Inflasi Aman Terkendali, Bisakah BI Turunkan Bunga Lagi?

Hidayat Setiaji, CNBC Indonesia
02 September 2019 13:08
Inflasi Aman Terkendali, Bisakah BI Turunkan Bunga Lagi?
Ilustrasi Rupiah dan Dolar AS (CNBC Indonesia)
Jakarta, CNBC Indonesia - Seperti yang sudah diperkirakan, lajuĀ inflasi Agustus 2019 aman terkendali. Apakah ini akan membuat Bank Indonesia (BI) tergerak hatinya untuk kembali menurunkan suku bunga acuan?
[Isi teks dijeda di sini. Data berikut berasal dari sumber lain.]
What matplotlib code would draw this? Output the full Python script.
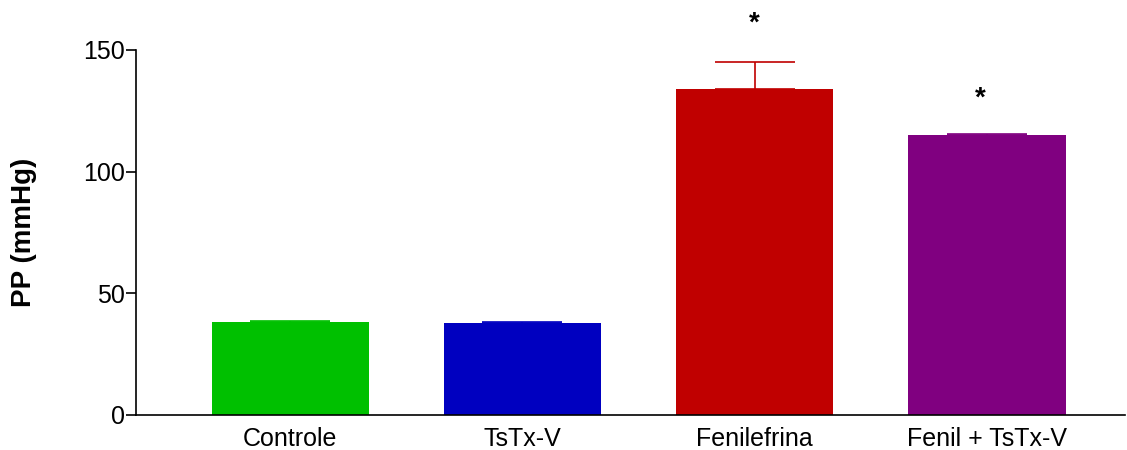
import matplotlib
matplotlib.use('Agg')
import matplotlib.pyplot as plt

plt.rcParams['font.family'] = ['Liberation Sans', 'DejaVu Sans']

groups = ['Controle', 'TsTx-V', 'Fenilefrina', 'Fenil + TsTx-V']
pp_mean = [38.2, 37.8, 134.0, 115.0]
pp_sem = [0.4, 0.4, 11.0, 0.3]
bar_colors = ['#00C000', '#0000C0', '#C00000', '#800080']
signif = ['', '', '*', '*']
star_y = [0, 0, 161.0, 130.0]
star_dx = [0, 0, 0, -0.03]

fig = plt.figure(figsize=(11.27, 4.5), dpi=100)
ax = fig.add_axes([136 / 1127, 35 / 450, (1125 - 136) / 1127, 365 / 450])

x = list(range(len(groups)))
for i in x:
    ax.bar(i, pp_mean[i], width=0.676, color=bar_colors[i], zorder=2)
    ax.errorbar(i, pp_mean[i], yerr=[[0], [pp_sem[i]]], fmt='none',
                ecolor=bar_colors[i], elinewidth=1.2, capsize=28.5, capthick=1.2, zorder=1)
    if signif[i]:
        ax.text(i + star_dx[i], star_y[i], signif[i], ha='center', va='center',
                fontsize=20, fontweight='bold', clip_on=False)

ax.set_xlim(-0.663, 3.594)
ax.set_ylim(0, 150)
ax.set_yticks([0, 50, 100, 150])
ax.set_xticks(x)
ax.set_xticklabels(groups, fontsize=18)
ax.tick_params(axis='x', length=0, pad=9)
ax.tick_params(axis='y', labelsize=18, length=7, width=1.2, pad=1)
ax.set_ylabel('PP (mmHg)', fontsize=20, fontweight='bold', labelpad=33)
ax.spines['top'].set_visible(False)
ax.spines['right'].set_visible(False)
ax.spines['left'].set_linewidth(1.2)
ax.spines['bottom'].set_linewidth(1.2)

fig.savefig('out.png', dpi=100)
Hari ini, Senin (2/9/2019), Badan Pusat Statistik (BPS) mengumumkan laju inflasi bulan lalu sebesar 0,12% month-on-month (MoM). Sementara laju inflasi tahunan (year-on-year/YoY) adalah 3,49% dan inflasi inti berada di 3,3% YoY.

Realisasi ini sedikit lebih rendah ketimbang ekspektasi pasar. Konsensus pasar yang dihimpun CNBC Indonesia memperkirakan inflasi bulanan berada di 0,16%. Sementara inflasi tahunan diperkirakan sebesar 3,54% dan inflasi inti tahunan adalah 3,18%.


Lagi-lagi inflasi sepertinya tidak menjadi isu bagi Indonesia. Suhariyanto, Kepala BPS, menyebutkan target inflasi 3,5% plus minus satu untuk 2019 sepertinya masih aman.

"Perkembangan dua tahun sebelumnya, inflasi biasanya turun kemudian naik pada November dan Desember. Untuk bulan-bulan terakhir sampai Desember, (inflasi) sepertinya tetap terkendali," katanya.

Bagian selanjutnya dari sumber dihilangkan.